>> start THE INPUT

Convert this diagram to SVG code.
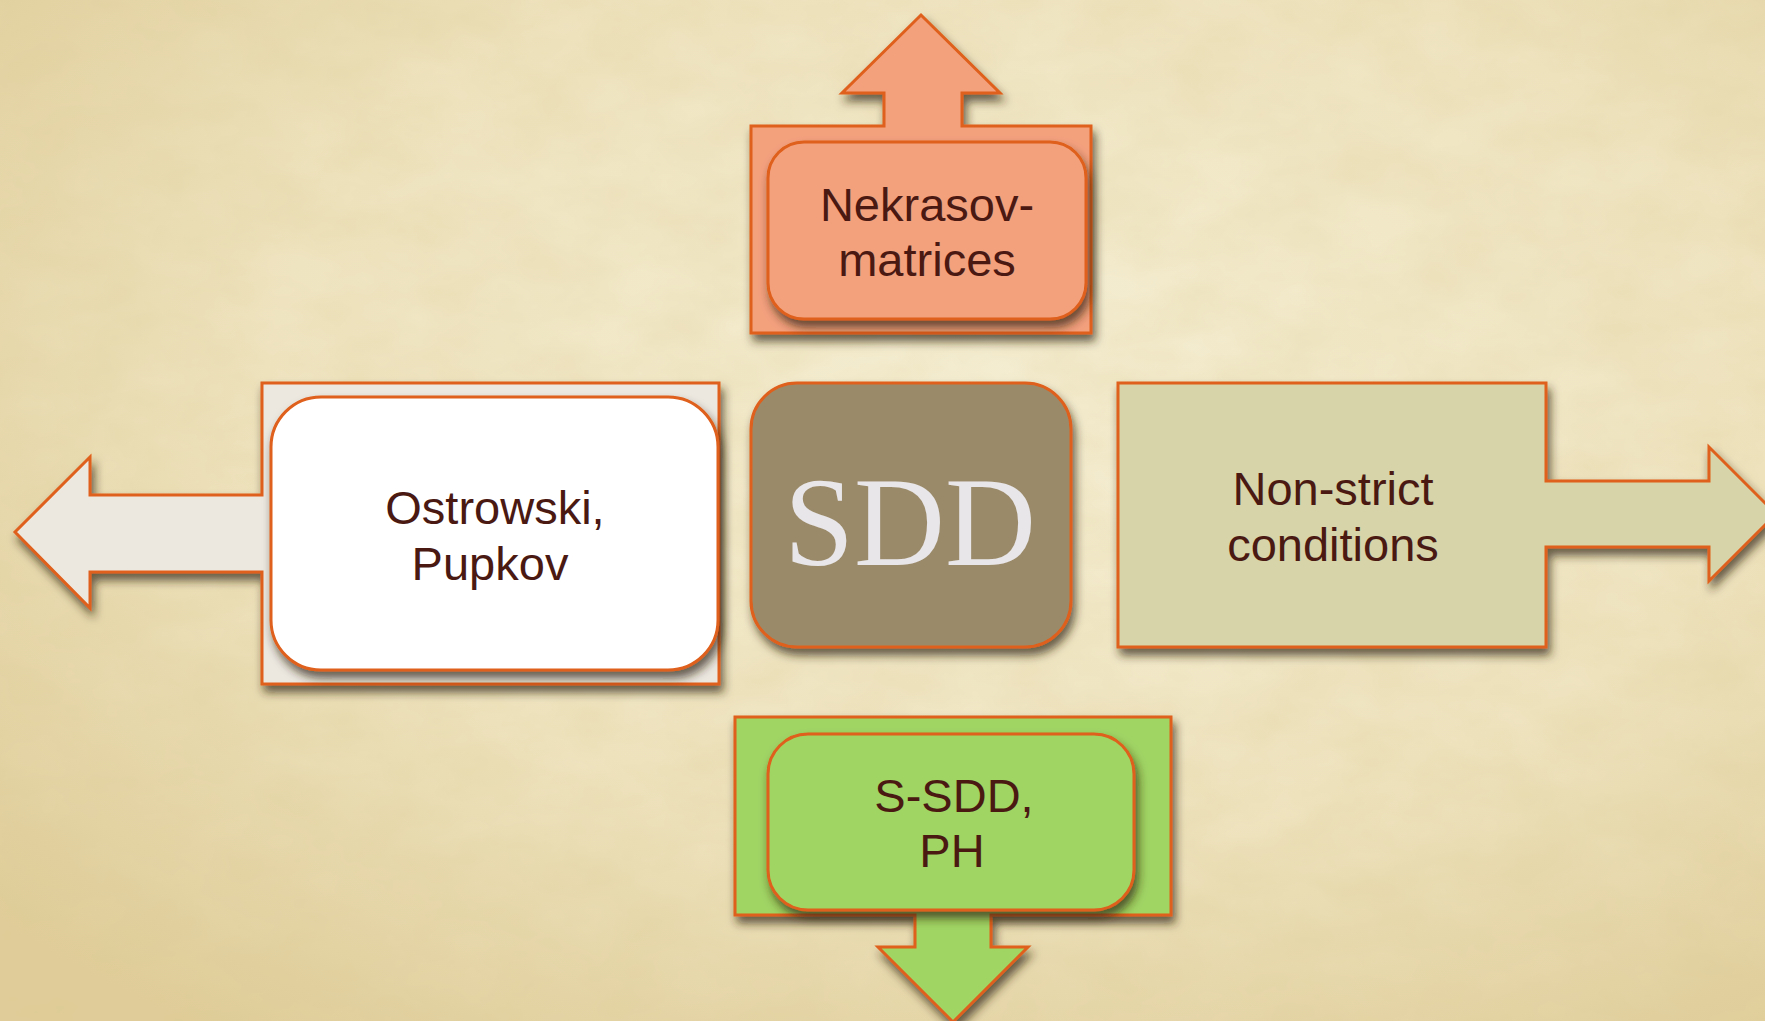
<svg xmlns="http://www.w3.org/2000/svg" width="1765" height="1021" viewBox="0 0 1765 1021">
<defs>
<radialGradient id="bg" cx="0.58" cy="0.38" r="0.78">
<stop offset="0" stop-color="#f5eed3"/>
<stop offset="0.55" stop-color="#efe4c0"/>
<stop offset="1" stop-color="#dfcc98"/>
</radialGradient>
<filter id="tex" x="0" y="0" width="1" height="1">
<feTurbulence type="fractalNoise" baseFrequency="0.012 0.02" numOctaves="4" seed="3" result="n"/>
<feColorMatrix in="n" type="matrix" values="0 0 0 0 0.72  0 0 0 0 0.6  0 0 0 0 0.3  0 0 0 0.4 -0.08"/>
</filter>
<filter id="sh" x="-10%" y="-10%" width="125%" height="130%">
<feDropShadow dx="3" dy="7" stdDeviation="5" flood-color="#2e200a" flood-opacity="0.7"/>
</filter>
<style>
.frame{stroke:#df5f1a;stroke-width:3;stroke-linejoin:miter}
.inner{stroke:#df5f1a;stroke-width:3}
.lbl{font-family:"Liberation Sans",Arial,Helvetica,sans-serif;font-size:47px;fill:#4a1912;text-anchor:middle}
.big{font-family:"Liberation Serif","Times New Roman",serif;font-size:126px;fill:#e8e6e8;text-anchor:middle}
</style>
</defs>
<rect width="1765" height="1021" fill="url(#bg)"/>
<rect width="1765" height="1021" filter="url(#tex)"/>

<g id="connectors">
</g>

<g id="node-nekrasov">
<path class="frame" filter="url(#sh)" fill="#f3a07d" d="M751,333 L751,126 L884,126 L884,93 L842,93 L921,15 L1000,93 L962,93 L962,126 L1091,126 L1091,333 Z"/>
<rect class="inner" filter="url(#sh)" x="768" y="142" width="318" height="177" rx="36" fill="#f3a07d"/>
<text class="lbl" x="927" y="221">Nekrasov-</text>
<text class="lbl" x="927" y="276">matrices</text>
</g>

<g id="node-ostrowski">
<path class="frame" filter="url(#sh)" fill="#ece8e0" d="M262,383 L719,383 L719,684 L262,684 L262,572 L90,572 L90,608 L15,532 L90,457 L90,495 L262,495 Z"/>
<rect class="inner" filter="url(#sh)" x="271" y="397" width="447" height="273" rx="50" fill="#ffffff"/>
<text class="lbl" x="495" y="524">Ostrowski,</text>
<text class="lbl" x="490" y="580">Pupkov</text>
</g>

<g id="node-sdd">
<rect class="inner" filter="url(#sh)" x="751" y="383" width="320" height="264" rx="46" fill="#9b8a6a"/>
<text class="big" x="910" y="565">SDD</text>
</g>

<g id="node-nonstrict">
<path class="frame" filter="url(#sh)" fill="#d6d4a8" d="M1118,383 L1546,383 L1546,481 L1709,481 L1709,447 L1776,514 L1709,581 L1709,547 L1546,547 L1546,647 L1118,647 Z"/>
<text class="lbl" x="1333" y="505">Non-strict</text>
<text class="lbl" x="1333" y="561">conditions</text>
</g>

<g id="node-ssdd">
<path class="frame" filter="url(#sh)" fill="#a0d463" d="M735,717 L1171,717 L1171,915 L991,915 L991,947 L1028,947 L953,1022 L878,947 L915,947 L915,915 L735,915 Z"/>
<rect class="inner" filter="url(#sh)" x="768" y="734" width="366" height="176" rx="40" fill="#a0d463"/>
<text class="lbl" x="954" y="812">S-SDD,</text>
<text class="lbl" x="952" y="867">PH</text>
</g>
</svg>
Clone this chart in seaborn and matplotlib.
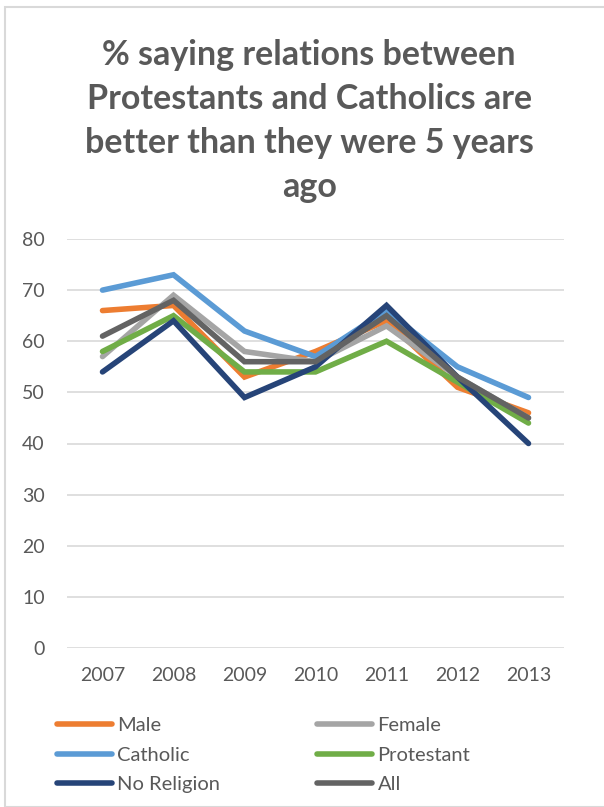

>> end THE INPUT

- EXERCISE OBJECTIVE:
Retype the entries word for word. Omit any images.

- PROBLEM SOLUTION:
Convert this diagram to SVG code.
<svg xmlns="http://www.w3.org/2000/svg" width="1765" height="1021" viewBox="0 0 1765 1021">
<defs>
<radialGradient id="bg" cx="0.58" cy="0.38" r="0.78">
<stop offset="0" stop-color="#f5eed3"/>
<stop offset="0.55" stop-color="#efe4c0"/>
<stop offset="1" stop-color="#dfcc98"/>
</radialGradient>
<filter id="tex" x="0" y="0" width="1" height="1">
<feTurbulence type="fractalNoise" baseFrequency="0.012 0.02" numOctaves="4" seed="3" result="n"/>
<feColorMatrix in="n" type="matrix" values="0 0 0 0 0.72  0 0 0 0 0.6  0 0 0 0 0.3  0 0 0 0.4 -0.08"/>
</filter>
<filter id="sh" x="-10%" y="-10%" width="125%" height="130%">
<feDropShadow dx="3" dy="7" stdDeviation="5" flood-color="#2e200a" flood-opacity="0.7"/>
</filter>
<style>
.frame{stroke:#df5f1a;stroke-width:3;stroke-linejoin:miter}
.inner{stroke:#df5f1a;stroke-width:3}
.lbl{font-family:"Liberation Sans",Arial,Helvetica,sans-serif;font-size:47px;fill:#4a1912;text-anchor:middle}
.big{font-family:"Liberation Serif","Times New Roman",serif;font-size:126px;fill:#e8e6e8;text-anchor:middle}
</style>
</defs>
<rect width="1765" height="1021" fill="url(#bg)"/>
<rect width="1765" height="1021" filter="url(#tex)"/>

<g id="connectors">
</g>

<g id="node-nekrasov">
<path class="frame" filter="url(#sh)" fill="#f3a07d" d="M751,333 L751,126 L884,126 L884,93 L842,93 L921,15 L1000,93 L962,93 L962,126 L1091,126 L1091,333 Z"/>
<rect class="inner" filter="url(#sh)" x="768" y="142" width="318" height="177" rx="36" fill="#f3a07d"/>
<text class="lbl" x="927" y="221">Nekrasov-</text>
<text class="lbl" x="927" y="276">matrices</text>
</g>

<g id="node-ostrowski">
<path class="frame" filter="url(#sh)" fill="#ece8e0" d="M262,383 L719,383 L719,684 L262,684 L262,572 L90,572 L90,608 L15,532 L90,457 L90,495 L262,495 Z"/>
<rect class="inner" filter="url(#sh)" x="271" y="397" width="447" height="273" rx="50" fill="#ffffff"/>
<text class="lbl" x="495" y="524">Ostrowski,</text>
<text class="lbl" x="490" y="580">Pupkov</text>
</g>

<g id="node-sdd">
<rect class="inner" filter="url(#sh)" x="751" y="383" width="320" height="264" rx="46" fill="#9b8a6a"/>
<text class="big" x="910" y="565">SDD</text>
</g>

<g id="node-nonstrict">
<path class="frame" filter="url(#sh)" fill="#d6d4a8" d="M1118,383 L1546,383 L1546,481 L1709,481 L1709,447 L1776,514 L1709,581 L1709,547 L1546,547 L1546,647 L1118,647 Z"/>
<text class="lbl" x="1333" y="505">Non-strict</text>
<text class="lbl" x="1333" y="561">conditions</text>
</g>

<g id="node-ssdd">
<path class="frame" filter="url(#sh)" fill="#a0d463" d="M735,717 L1171,717 L1171,915 L991,915 L991,947 L1028,947 L953,1022 L878,947 L915,947 L915,915 L735,915 Z"/>
<rect class="inner" filter="url(#sh)" x="768" y="734" width="366" height="176" rx="40" fill="#a0d463"/>
<text class="lbl" x="954" y="812">S-SDD,</text>
<text class="lbl" x="952" y="867">PH</text>
</g>
</svg>
Clone this chart in seaborn and matplotlib.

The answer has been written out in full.